Um treino, um corredor e um ciclista
Sábado de manhã. Acordei mais tarde que o habitual para poder dar mais umas horas de descanso ao corpo. Ele tem correspondido muito bem às exigências dos treinos, mas infelizmente tenho tido dificuldade em recompensá-lo com pelo menos 8 horas diárias de sono. Com base nisto, planeio fazer o treino à tarde, pois ritmos rápidos fazem parte do programa e portanto há que dar tempo para “acordar” todos os músculos. Pelo mesmo motivo, o pequeno almoço foi mais reduzido.
Acontece que, por força de algumas circunstâncias, sou forçado a transitar o treino para o final da manhã. Ainda precisava de mais umas horas para ganhar vontade, mas se tem que ser … Trato então de me equipar, fazer alguns exercícios de aquecimento para ativar os músculos possíveis, e seguir viagem até ao local do treino. Uma vez lá, constato que está algum vento de norte. Não é uma surpresa, mas não deixa de aborrecer quando a vontade de começar não é muita, e mesmo sabendo que na volta tenho-o pelas costas. Arranco.
Volvidos 2 quilómetros de aquecimento e 5 minutos de descanso, está na hora de treinar a sério. Sem mais demoras dou início à série longa que marquei no meu plano: 40 minutos contínuos num intervalo de ritmo médio entre os 3:37/KM e os 3:47/KM.

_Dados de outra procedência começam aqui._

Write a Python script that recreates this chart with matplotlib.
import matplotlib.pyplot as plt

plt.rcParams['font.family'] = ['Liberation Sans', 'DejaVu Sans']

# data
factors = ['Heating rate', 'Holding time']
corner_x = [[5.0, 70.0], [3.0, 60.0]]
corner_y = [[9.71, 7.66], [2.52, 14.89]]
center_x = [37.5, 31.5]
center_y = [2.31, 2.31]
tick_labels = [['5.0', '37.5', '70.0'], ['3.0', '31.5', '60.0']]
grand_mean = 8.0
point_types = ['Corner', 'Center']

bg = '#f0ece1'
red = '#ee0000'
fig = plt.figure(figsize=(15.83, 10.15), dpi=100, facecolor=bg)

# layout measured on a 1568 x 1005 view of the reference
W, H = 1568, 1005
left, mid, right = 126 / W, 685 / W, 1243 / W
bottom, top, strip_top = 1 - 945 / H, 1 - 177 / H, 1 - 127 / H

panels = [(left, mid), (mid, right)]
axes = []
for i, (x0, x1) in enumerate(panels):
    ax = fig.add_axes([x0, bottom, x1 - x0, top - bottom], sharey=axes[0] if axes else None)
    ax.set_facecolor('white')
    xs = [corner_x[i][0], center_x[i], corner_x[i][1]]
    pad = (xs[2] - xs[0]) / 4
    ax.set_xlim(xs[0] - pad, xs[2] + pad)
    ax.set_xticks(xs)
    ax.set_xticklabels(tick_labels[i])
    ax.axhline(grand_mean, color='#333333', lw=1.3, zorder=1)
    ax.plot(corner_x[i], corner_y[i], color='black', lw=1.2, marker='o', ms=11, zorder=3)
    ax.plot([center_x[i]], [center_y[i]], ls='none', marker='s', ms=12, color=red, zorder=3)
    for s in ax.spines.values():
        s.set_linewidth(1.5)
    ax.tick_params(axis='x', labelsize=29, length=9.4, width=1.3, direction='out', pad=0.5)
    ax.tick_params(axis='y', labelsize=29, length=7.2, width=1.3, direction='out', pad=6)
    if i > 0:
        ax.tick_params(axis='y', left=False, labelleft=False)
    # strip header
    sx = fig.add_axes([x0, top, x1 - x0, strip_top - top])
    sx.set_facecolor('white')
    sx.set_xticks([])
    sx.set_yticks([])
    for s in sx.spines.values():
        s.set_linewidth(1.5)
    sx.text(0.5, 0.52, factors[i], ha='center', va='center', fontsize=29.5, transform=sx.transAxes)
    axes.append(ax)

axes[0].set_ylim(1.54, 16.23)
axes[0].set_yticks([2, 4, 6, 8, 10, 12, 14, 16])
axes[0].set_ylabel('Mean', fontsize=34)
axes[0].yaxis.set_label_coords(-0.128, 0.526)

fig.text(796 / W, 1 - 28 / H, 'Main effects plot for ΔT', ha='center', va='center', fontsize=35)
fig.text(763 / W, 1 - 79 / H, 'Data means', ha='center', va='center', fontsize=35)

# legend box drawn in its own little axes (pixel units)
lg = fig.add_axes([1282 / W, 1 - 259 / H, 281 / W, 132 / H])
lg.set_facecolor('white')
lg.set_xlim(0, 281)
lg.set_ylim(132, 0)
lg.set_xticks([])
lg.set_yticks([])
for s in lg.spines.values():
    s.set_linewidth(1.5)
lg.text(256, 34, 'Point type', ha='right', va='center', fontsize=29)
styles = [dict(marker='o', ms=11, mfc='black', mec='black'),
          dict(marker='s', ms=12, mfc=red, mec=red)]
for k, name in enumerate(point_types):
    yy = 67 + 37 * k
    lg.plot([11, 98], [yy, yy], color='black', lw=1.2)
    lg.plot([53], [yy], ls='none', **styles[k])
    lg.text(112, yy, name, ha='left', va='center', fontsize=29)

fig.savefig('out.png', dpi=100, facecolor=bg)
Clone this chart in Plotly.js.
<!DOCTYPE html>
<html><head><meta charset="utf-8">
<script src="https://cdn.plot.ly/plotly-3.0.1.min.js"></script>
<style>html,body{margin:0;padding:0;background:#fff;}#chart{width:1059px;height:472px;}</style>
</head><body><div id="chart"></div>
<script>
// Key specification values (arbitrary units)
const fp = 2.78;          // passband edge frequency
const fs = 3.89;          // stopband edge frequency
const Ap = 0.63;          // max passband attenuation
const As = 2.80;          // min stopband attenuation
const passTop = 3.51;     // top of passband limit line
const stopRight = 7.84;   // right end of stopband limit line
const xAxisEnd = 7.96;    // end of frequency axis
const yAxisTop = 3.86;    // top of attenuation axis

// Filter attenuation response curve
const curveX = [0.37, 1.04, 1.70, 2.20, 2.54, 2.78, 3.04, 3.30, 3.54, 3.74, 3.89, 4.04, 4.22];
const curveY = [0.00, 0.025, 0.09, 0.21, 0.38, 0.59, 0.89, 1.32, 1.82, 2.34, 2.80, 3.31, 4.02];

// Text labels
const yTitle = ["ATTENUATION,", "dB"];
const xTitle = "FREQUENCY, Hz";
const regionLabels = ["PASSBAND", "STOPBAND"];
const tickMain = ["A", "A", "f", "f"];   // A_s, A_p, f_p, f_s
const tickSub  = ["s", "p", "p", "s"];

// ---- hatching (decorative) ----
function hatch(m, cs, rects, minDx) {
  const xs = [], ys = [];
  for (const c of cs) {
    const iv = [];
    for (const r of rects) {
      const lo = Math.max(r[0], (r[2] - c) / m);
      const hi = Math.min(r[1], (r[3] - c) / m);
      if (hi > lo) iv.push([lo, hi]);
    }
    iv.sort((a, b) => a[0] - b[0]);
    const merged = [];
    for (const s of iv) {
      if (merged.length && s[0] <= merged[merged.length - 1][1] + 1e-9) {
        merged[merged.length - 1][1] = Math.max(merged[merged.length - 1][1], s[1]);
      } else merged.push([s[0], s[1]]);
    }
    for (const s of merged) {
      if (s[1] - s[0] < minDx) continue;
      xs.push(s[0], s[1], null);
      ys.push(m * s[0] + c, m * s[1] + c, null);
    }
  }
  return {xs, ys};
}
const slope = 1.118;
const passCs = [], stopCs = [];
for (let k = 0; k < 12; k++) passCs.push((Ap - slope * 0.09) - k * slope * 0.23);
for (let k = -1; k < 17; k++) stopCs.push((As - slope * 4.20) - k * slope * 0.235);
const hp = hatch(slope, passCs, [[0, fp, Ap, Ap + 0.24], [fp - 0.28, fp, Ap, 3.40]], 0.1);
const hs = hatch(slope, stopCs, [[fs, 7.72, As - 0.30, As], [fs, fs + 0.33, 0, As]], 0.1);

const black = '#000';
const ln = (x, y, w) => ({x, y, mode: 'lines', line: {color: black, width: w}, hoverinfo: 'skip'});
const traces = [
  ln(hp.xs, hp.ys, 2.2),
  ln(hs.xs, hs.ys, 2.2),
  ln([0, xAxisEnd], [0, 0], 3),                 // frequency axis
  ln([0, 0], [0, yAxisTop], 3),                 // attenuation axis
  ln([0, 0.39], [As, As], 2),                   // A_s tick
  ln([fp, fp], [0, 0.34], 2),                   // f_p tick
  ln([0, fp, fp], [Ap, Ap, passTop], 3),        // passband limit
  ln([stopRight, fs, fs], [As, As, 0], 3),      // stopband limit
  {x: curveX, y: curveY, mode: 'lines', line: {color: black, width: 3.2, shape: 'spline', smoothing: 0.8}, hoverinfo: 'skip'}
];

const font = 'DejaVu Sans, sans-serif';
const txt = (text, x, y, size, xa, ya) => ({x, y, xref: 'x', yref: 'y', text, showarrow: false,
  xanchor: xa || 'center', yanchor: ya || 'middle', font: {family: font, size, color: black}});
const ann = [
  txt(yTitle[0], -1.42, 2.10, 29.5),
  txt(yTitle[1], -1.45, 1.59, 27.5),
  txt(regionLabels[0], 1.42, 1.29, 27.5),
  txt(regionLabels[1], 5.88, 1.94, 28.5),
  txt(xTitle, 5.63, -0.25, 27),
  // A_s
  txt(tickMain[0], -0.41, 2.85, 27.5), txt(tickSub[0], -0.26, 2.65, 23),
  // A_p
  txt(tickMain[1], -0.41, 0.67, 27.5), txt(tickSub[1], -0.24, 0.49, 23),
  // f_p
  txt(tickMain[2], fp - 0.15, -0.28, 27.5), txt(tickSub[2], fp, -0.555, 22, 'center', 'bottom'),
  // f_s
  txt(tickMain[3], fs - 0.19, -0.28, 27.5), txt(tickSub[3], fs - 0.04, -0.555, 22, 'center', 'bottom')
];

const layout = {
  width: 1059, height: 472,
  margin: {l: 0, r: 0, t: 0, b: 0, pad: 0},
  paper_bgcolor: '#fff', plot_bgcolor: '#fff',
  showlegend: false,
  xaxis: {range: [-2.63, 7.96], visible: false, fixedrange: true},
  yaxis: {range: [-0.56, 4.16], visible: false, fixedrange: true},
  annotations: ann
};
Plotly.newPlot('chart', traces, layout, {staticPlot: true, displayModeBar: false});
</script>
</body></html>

Segundos depois, a minha mente logo começa a reforçar o seu pouco ânimo para aquele desafio e começo a sentir o vento de frente. Embora aquela zona até seja um pouco protegida, e a minha mente embala nesta ideia para me lembrar que ainda estão pela frente as zonas mais ventosas. Mas eu não estava mesmo para entrar em grandes trocas de argumentos. Ou pelo menos era o que eu pensava.
Ainda nem devia ter 2 minutos de treino quando um ciclista, que vinha no mesmo sentido que eu, passa por mim. Não me apercebi da sua presença pois estava ainda focado a tentar estabilizar o ritmo do treino. Ao passar, ele diz-me algo do género.
– A 20/km hora? Caramba!
– Nah, estou pelos 15/km.
Respondo eu. Mas imediatamente percebo o meu erro, pois ia mais rápido. Ainda para mais naquela altura em que estava a estabilizar o ritmo, pois tenho tendência a começar mais rápido que o pretendido.
– Aqui marca 20/km. – Responde o ciclista, após voltar a confirmar no mostrador que trazia na bicicleta.
Eu sabia que tal não era possível, mas aquela seria a velocidade do ciclista, já que rapidamente se colocou à minha frente. Aproveito então para corrigir as minhas palavras anteriores.
– O objetivo é isto é para ir para os 16, 17/km hora. – retorqui, incapaz de esconder um sorriso de alegria por aquele diálogo inesperado.
Já a cavar distância, o ciclista despede-se de mim com palavras curtas de incentivo. Palavras cuja precisão agora me escapa. Só tive tempo de gravar a imagem dos seus gestos de aprovação. Sem ordem prévia, o meu SNC decidira descartar o processo de memorização mais lento e aproveitar a alegria daquele momento para encurralar a falta de vontade e os pensamentos mais negativos que minutos antes ousavam estragar-me o dia.
Obrigado!
Resumindo, meia dúzia de segundos à conversa com “um estranho” (com o devido respeito e agradecimento a este senhor ciclista) serviram para virar o meu espírito ao contrário e completar o meu treino com sucesso. Mais do que isso! Tive 38 minutos ricos em boas vibrações que ainda continuam a ecoar por esta altura.
Este ciclista marcou o meu treino, e acima de tudo o meu dia, por intermédio das suas palavras simples e indiretamente elogiosas. Mas as repercussões irão mais longe. Com este ato, mostrou-me como eu posso marcar a diferença de mãos vazias. Obrigado!